Stata serves as my companion for data preprocessing, variable construction, and causal inference analysis. I can do this with R as well, but Stata works best for me! When I was an undergraduate, I was able to use Stata to complete data processing for three sub-studies in less than three weeks. After two years of postgraduate study, my data analysis skills have further improved. I have received strict training in econometric techniques and am very interested in experimental methods and causal inference. In addition to being able to implement linear mixed-effects models, traditional causal inference methods (such as IV, DID, RD, etc.), I have also mastered some latest methods, such as SCM, Staggered DID, Bartik Instrument.
- This work was part of the China’s National Natural Science Foundation Programme titled Research on the Formation Mechanism and Model of Breakthrough Innovation in High-Tech Industries. This code was designed to analyze firm-level data, particularly focusing on how heterogeneous knowledge influences radical innovation in AI firms. It performs descriptive analysis on the dataset, including generating summary statistics and correlation matrices for key variables, followed by various regression analyses to test the effects of technological diversity, technological distance, and other firm-level variables on radical innovation. These analyses include both fixed and random effects Tobit models and negative binomial regression models. The code also constructs and tests interaction terms between technological diversity and business digitalization to assess moderating effects on radical innovation; Several robustness checks are conducted, including regression models with lagged dependent variables and panel data models with multidimensional fixed effects. The code also generates graphical illustrations to depict the moderating effects of business and technology digitalization on breakthrough innovation, as well as U-shaped relationships between technological distance and innovation. The margins and marginsplot commands are used to calculate and display marginal effects of these interactions.

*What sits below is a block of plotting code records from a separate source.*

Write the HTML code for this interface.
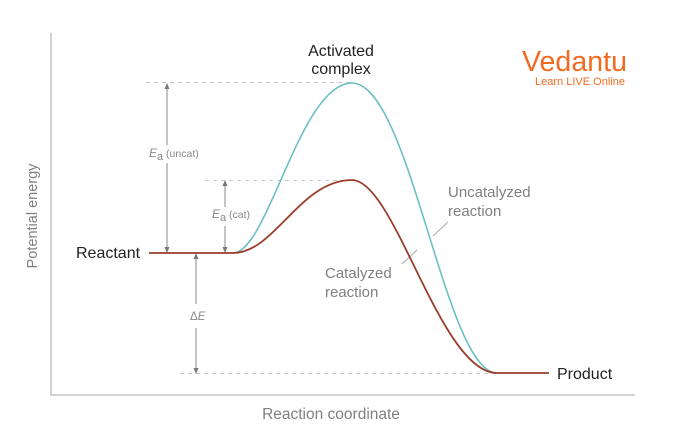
<!DOCTYPE html>
<html><head><meta charset="utf-8"><style>
html,body{margin:0;padding:0;background:#fff;}
svg{display:block;}
text{font-family:"Liberation Sans",sans-serif;}
</style></head><body>
<svg width="687" height="433" viewBox="0 0 687 433" xmlns="http://www.w3.org/2000/svg">
<defs>
<marker id="ah" markerWidth="6" markerHeight="6" refX="3" refY="3" orient="auto" markerUnits="userSpaceOnUse">
<path d="M0,0.5 L6,3 L0,5.5 Z" fill="#777"/>
</marker>
</defs>
<!-- axes -->
<line x1="51" y1="33" x2="51" y2="395.5" stroke="#c4c4c4" stroke-width="1.5"/>
<line x1="50.5" y1="395" x2="635" y2="395" stroke="#c4c4c4" stroke-width="1.5"/>
<!-- dashed lines -->
<g stroke="#c8c8c8" stroke-width="1" stroke-dasharray="4,4" fill="none">
<line x1="146" y1="82.5" x2="350" y2="82.5"/>
<line x1="205" y1="180.5" x2="350" y2="180.5"/>
<line x1="180" y1="373.5" x2="497" y2="373.5"/>
</g>
<!-- arrows -->
<g stroke="#888" stroke-width="1" fill="none">
<line x1="167" y1="145" x2="167" y2="86" marker-end="url(#ah)"/>
<line x1="167" y1="163" x2="167" y2="250" marker-end="url(#ah)"/>
<line x1="225" y1="207" x2="225" y2="183" marker-end="url(#ah)"/>
<line x1="225" y1="226" x2="225" y2="250" marker-end="url(#ah)"/>
<line x1="196" y1="304" x2="196" y2="256" marker-end="url(#ah)"/>
<line x1="196" y1="328" x2="196" y2="371" marker-end="url(#ah)"/>
</g>
<!-- leader lines -->
<line x1="448" y1="222" x2="433" y2="236" stroke="#aaa" stroke-width="1"/>
<line x1="417" y1="250" x2="402" y2="264" stroke="#aaa" stroke-width="1"/>
<!-- curves -->
<path d="M233,253 C268,253 300,83 352,83 C410,83 445,373 497,373" stroke="#6cbfc3" stroke-width="1.6" fill="none"/>
<path d="M149,253 L233,253 C275,253 300,180 352,180 C395,180 440,373 497,373 L549,373" stroke="#9a3e2c" stroke-width="1.8" fill="none"/>
<!-- labels -->
<g fill="#222" font-size="16">
<text x="341" y="56" text-anchor="middle">Activated</text>
<text x="341" y="74" text-anchor="middle">complex</text>
<text x="76" y="258">Reactant</text>
<text x="557" y="379">Product</text>
</g>
<g fill="#808080" font-size="15">
<text x="448" y="197">Uncatalyzed</text>
<text x="448" y="216">reaction</text>
<text x="325" y="278">Catalyzed</text>
<text x="325" y="297">reaction</text>
<text x="331" y="419" text-anchor="middle" font-size="15.5">Reaction coordinate</text>
<text transform="translate(37,216) rotate(-90)" text-anchor="middle" font-size="14.5">Potential energy</text>
</g>
<g fill="#888" font-size="11">
<text x="149" y="157"><tspan font-style="italic" font-size="12">E</tspan><tspan font-size="11" dy="3">a</tspan><tspan dy="-3" font-size="10.5"> (uncat)</tspan></text>
<text x="212" y="218"><tspan font-style="italic" font-size="12">E</tspan><tspan font-size="11" dy="3">a</tspan><tspan dy="-3" font-size="10.5"> (cat)</tspan></text>
<text x="190" y="320" font-size="11.5">Δ<tspan font-style="italic">E</tspan></text>
</g>
<!-- logo -->
<text x="522" y="71" fill="#f36b21" font-size="29" textLength="105" lengthAdjust="spacingAndGlyphs">Vedantu</text>
<text x="535" y="85" fill="#f36b21" font-size="11" textLength="90" lengthAdjust="spacingAndGlyphs">Learn LIVE Online</text>
</svg>
</body></html>
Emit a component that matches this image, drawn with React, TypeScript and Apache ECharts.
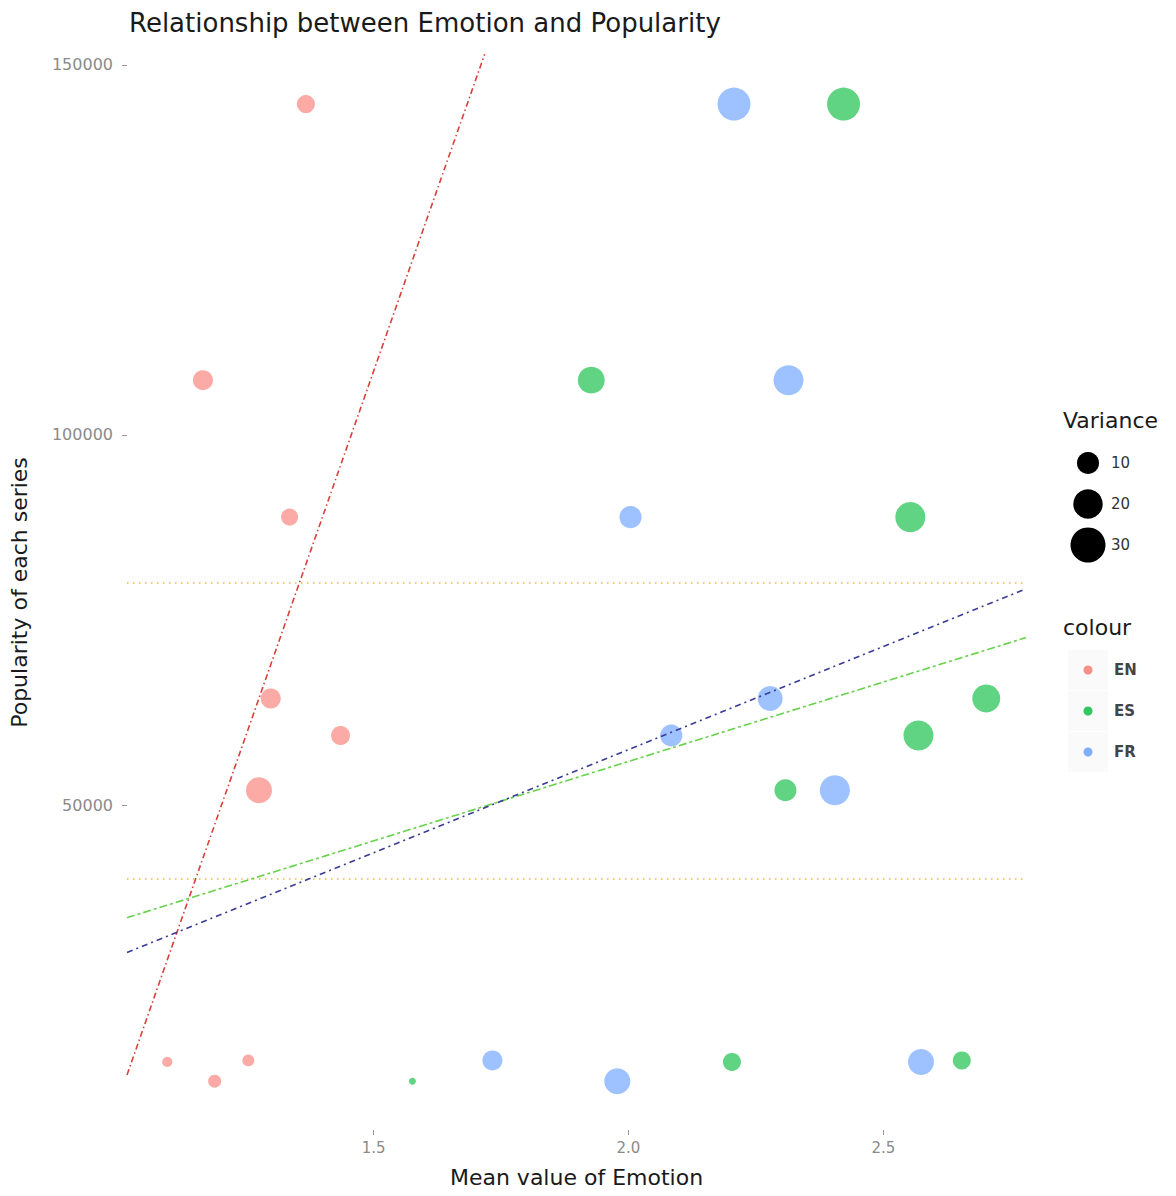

- This project is the data work I conducted for my undergraduate thesis, which received the Outstanding Thesis Award (the only one in the entire college). This Stata code primarily handles data processing and analysis for a study examining the impact of diversification and business strategies on the performance of publicly listed companies. It involves importing and cleaning datasets, converting raw data into a panel format, handling duplicates, and merging multiple datasets containing company performance indicators (e.g., ROA, ROE, EPS) with strategic indicators like tone and diversification scores. The code also calculates various financial and strategic metrics, such as accrual earnings management based on the Jones model, and incorporates geographic and industry-level spatial data for further spatial econometric analysis, including Moran’s I test for spatial correlation.The code then progresses to running multiple regression models, including panel fixed effects, stepwise regressions, spatial lag, spatial error, and threshold regression models, to explore how different strategic variables (e.g., diversification, tone, strategic differences) and control variables (e.g., size, leverage, governance) affect company performance. It also tests for mediation and moderation effects within the strategic variables, using tools like bootstrapping and the Heckman correction for endogeneity, and concludes with three-stage least squares (3SLS) estimations to account for potential endogeneity in the models.